Saat itu, cerita yang dibawakan sangat sederhana, yaitu tiga orang raja bersaudara, masing-masing menjadi raja di Indrapandita, di Layangsari, dan di Indrasekar. Raja di Indrapandita mempunyai sembilan putri dan paling bungsu merupakanh putri yang paling cantik bernama Diah Winangsia. Putri ini sering difitnah oleh kakaknya, sehingga raja marah dan mengasingkannya di taman ditemani inang pengasuhnya yang bernama Inaq Rangda.

Tradisi Cakepung

Sementara itu raja di Indrasekar mempunyai dua orang putra, yang sulung bernama Raden Kitap Muncar, yang bungsu bernama Raden Witarasari (Raden Una).
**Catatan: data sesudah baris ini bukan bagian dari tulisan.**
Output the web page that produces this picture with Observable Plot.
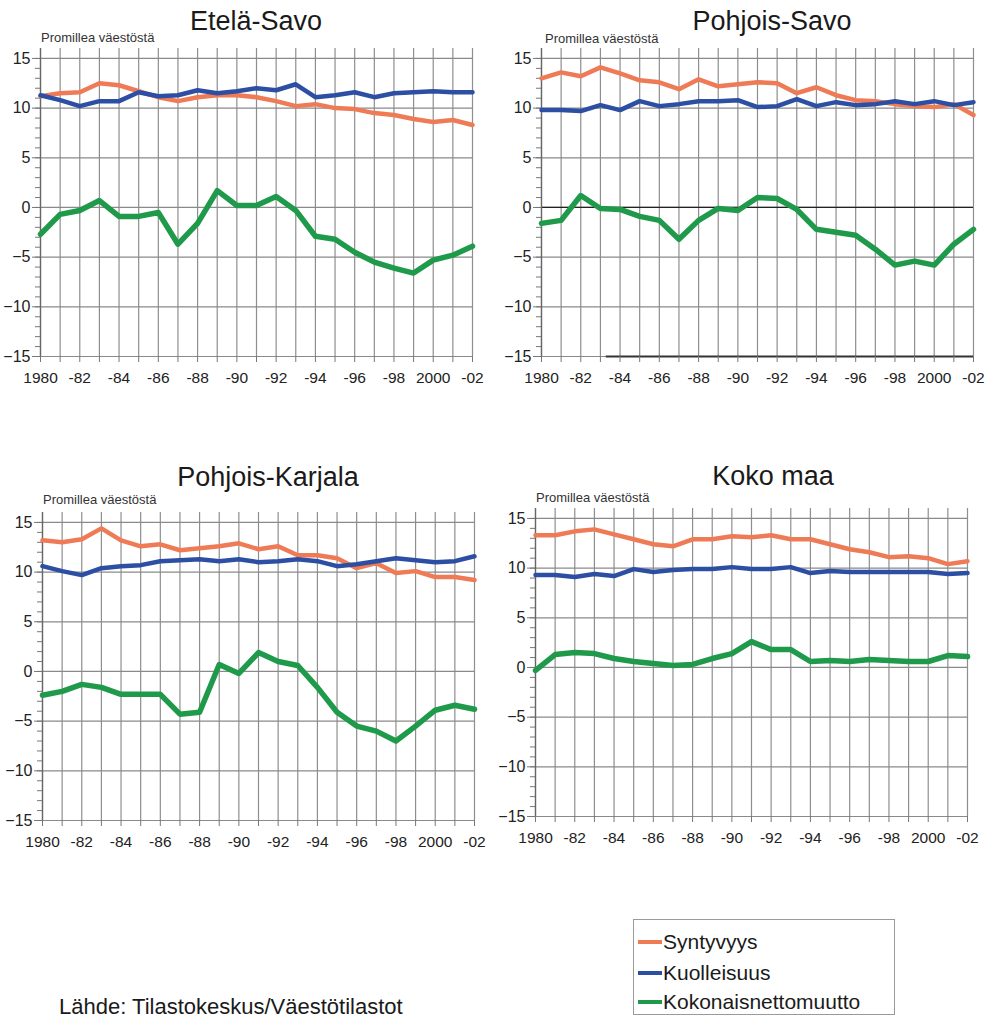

Mendengar kesengsaraan yang diderita oleh Diah Winangsia, maka Raden Una menuju ke Indrapandita dengan menyamar sebagai seekor kera/monyet. Sang kera menghambakan diri kepada Diah Winangsia serta berusaha menolong keluar dari berbagai kesulitan dan kesenangan yang dialami.

Baca Juga:  “Wana Prana Jiwa Bhuana” Sendratari Dipenghujung PKB XLIII

Kehidupan seekor monyet dengan seorang gadis remaja cantik, tidur bersama, pergi mandi bersama, bermain bercanda, menjadikan kisah cerita dibagian ini menarik. Setelah beberapa lama berlangsung kedok penyamaran Raden Una diketahui oleh Diah Winangsia. Raden Una akhirnya menjelaskan bahwa dia mencintai Diah Winangsia dan hidup berbahagia di kerajaan tersebut untuk menggantikan ayahnya.
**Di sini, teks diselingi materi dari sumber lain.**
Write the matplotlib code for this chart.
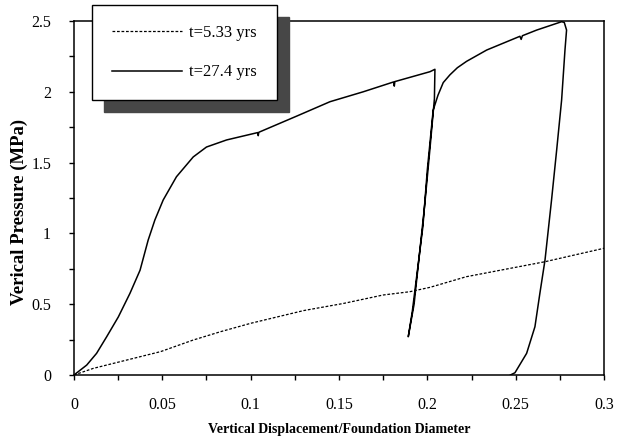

Koordinator Pementasan Cakepung, Ida Made Basmadi menyampaikan, Tradisi Cakepung memiliki sejarah yang sangat erat dengan keberadaan Suku Sasak di Lombok, yaitu saat keberhasilan Kerajaan Karangasem memberikan pengaruhnya ke Lombok. “Sekilas sejarahnya berasal dari sejarah pada saat kerajaan Karangasem berhasil pengaruhnya sampai ke Sasak, Lombok. Dengan keberhasilannya Suku Sasak tersebut, budayanya pun dipelajari di sana. Ada budaya Sasak disebut dengan cepung,” ungkapnya.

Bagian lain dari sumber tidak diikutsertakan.